I try to keep this blog positive, for the most part, for several reasons. One, because I try to be a positive person in "real" life, so why be a downer on my blog? Two, because I want people to enjoy reading my blog, not feel the need to go grab a Prozac after reading one of my posts. Three, because I don't really want documentation of my problems.
To some, it might look like I have IT all together. But, I'm going to let you in on a little secret. Come closer. Lean in. (Whispering)... I don't. (Don't tell anyone).
I was sick with bronchitis and a bruised rib the whole month of December. Because of that, I didn't get anything done. It hurt trying to bring heavy laundry baskets up two flights of stairs, so not much laundry was done. I was too weak to clean. I really just focused on getting through my days, doing just the absolute necessities.
In January, I learned that registration for preschool was coming up in the middle of February. Since then, finding a new preschool for Dylan has been my main focus. I researched schools online. Then, I asked the 50 or so members of the Mom's Club for school recommendations. Then, I toured 5 schools. I was amazed at how different they all were. My head has been swimming with information, confused and overwhelmed.
I remember when I taught preschool years ago, and a mother actually cried on my shoulder because her son didn't get into the school she wanted him to go to. At the time, I thought she was insane. Now, I can relate. Choosing a school is stressful!
Spending a lot of time focusing on schools has meant that other things aren't getting done. I'm still not caught up from December, and now I'm getting further behind! Work has been stressful (some of you know my employer's dog ate my boots this week - the only winter boots I have). Dylan has been... three. The person who coined the phrase "terrible twos"? Their child clearly hadn't reached three yet.
The thing that really bothers me is that I haven't been making a lot of time for friends lately. I missed a good friend's birthday. I let the day go by - the week go by even - without a card, an email, a gift, or a call.
My kitchen looks like this...
I am simply not brave enough to show you what my bathrooms look like.
BUT, I chose a preschool!! It was down to the last minute, hours from the deadline, me torn between two schools. Of course, I don't know if I made the right choice. Only time will tell, but at least I can focus on something else for a while. Cleaning the house might be a good idea? I better get IT back together, or I'll start doing things like this. (By the way, when I saw that milk, I laughed... until I cried. Which should have given me a clue that my mental state was a bit... off. Either that, or I'm becoming my grandfather).
7 comments:
The milk! The milk!!! That is a riot. (and such a pretty blog layout, but I digress)

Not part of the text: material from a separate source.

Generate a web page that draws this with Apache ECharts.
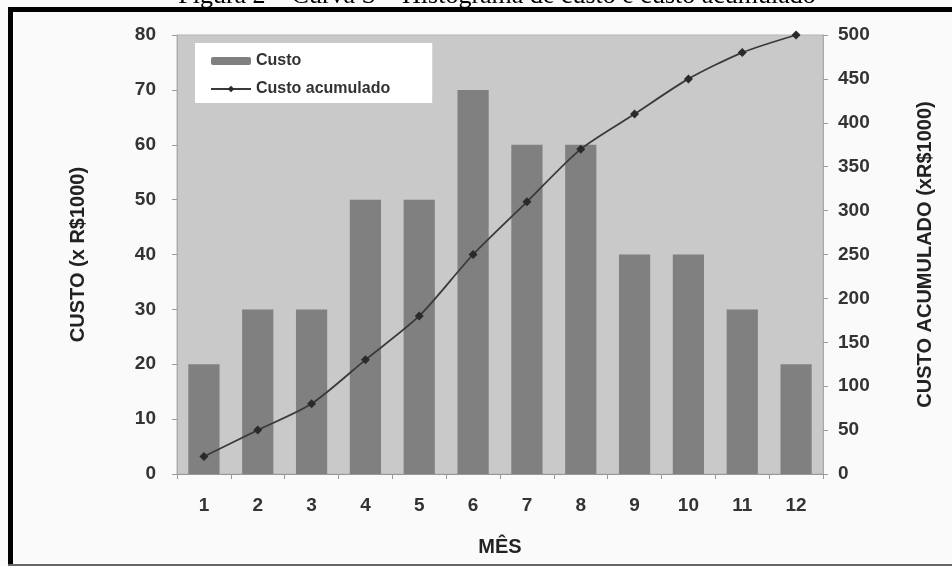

sick and still running a household? nearly impossible, yet us moms are expected to do it every day. it's okay to let it go. i'm in awe of you for 1. losing it and writing about it. you know i favor vulnerability. and 2. posting pictures of your madness. quite daring, if i may say.
you'll get it back. it all starts with getting in to a good school! yipppeee!
Funny you should mention being a downer on your blog, because I have felt lately that I should put a pessimistic warning label on mine. But the honesty in a blog is refreshing. And seeing your kitchen validates me as a mother (pathetic, I know). Makes me feel okay with my occasional (read: daily) brush with insanity. And I think you are teaching your little one an important lesson about being perfectly okay with being imperfect. Seriously this post makes me love you. I wear my shortcomings on my sleeve and I know people can take it or leave it. I sure hope they take it!
ps. Link to me all you want! If we can't laugh at ourselves, then all the crap we experience as parents would be pretty depressing.
pps. I can't wait to hear all about this preschool you choose!
You really had a tough December and now I'm having a tough January, so you know I can relate a bit. I'm glad you found a school though! You're ahead of me...I'm not sure what we're going to do!
Hang in there with all the rest!
I am so sorry you have had such a rough go of things lately! I hate the snowball effect, and how it takes WEEKS to catch-up!
And you are miles away from being a Debbie Downer! I've got that crown firmly planted on my head and am not giving it up anytime soon!
I still remember my year like that--I didn't finish digging out until late April.
I hope you get your head above water soon.
I'd love to hear about the school!
Congrats on finding a preschool, Jen! It IS a stressful process!
Hope you all are not still buried in snow...am reading backwards.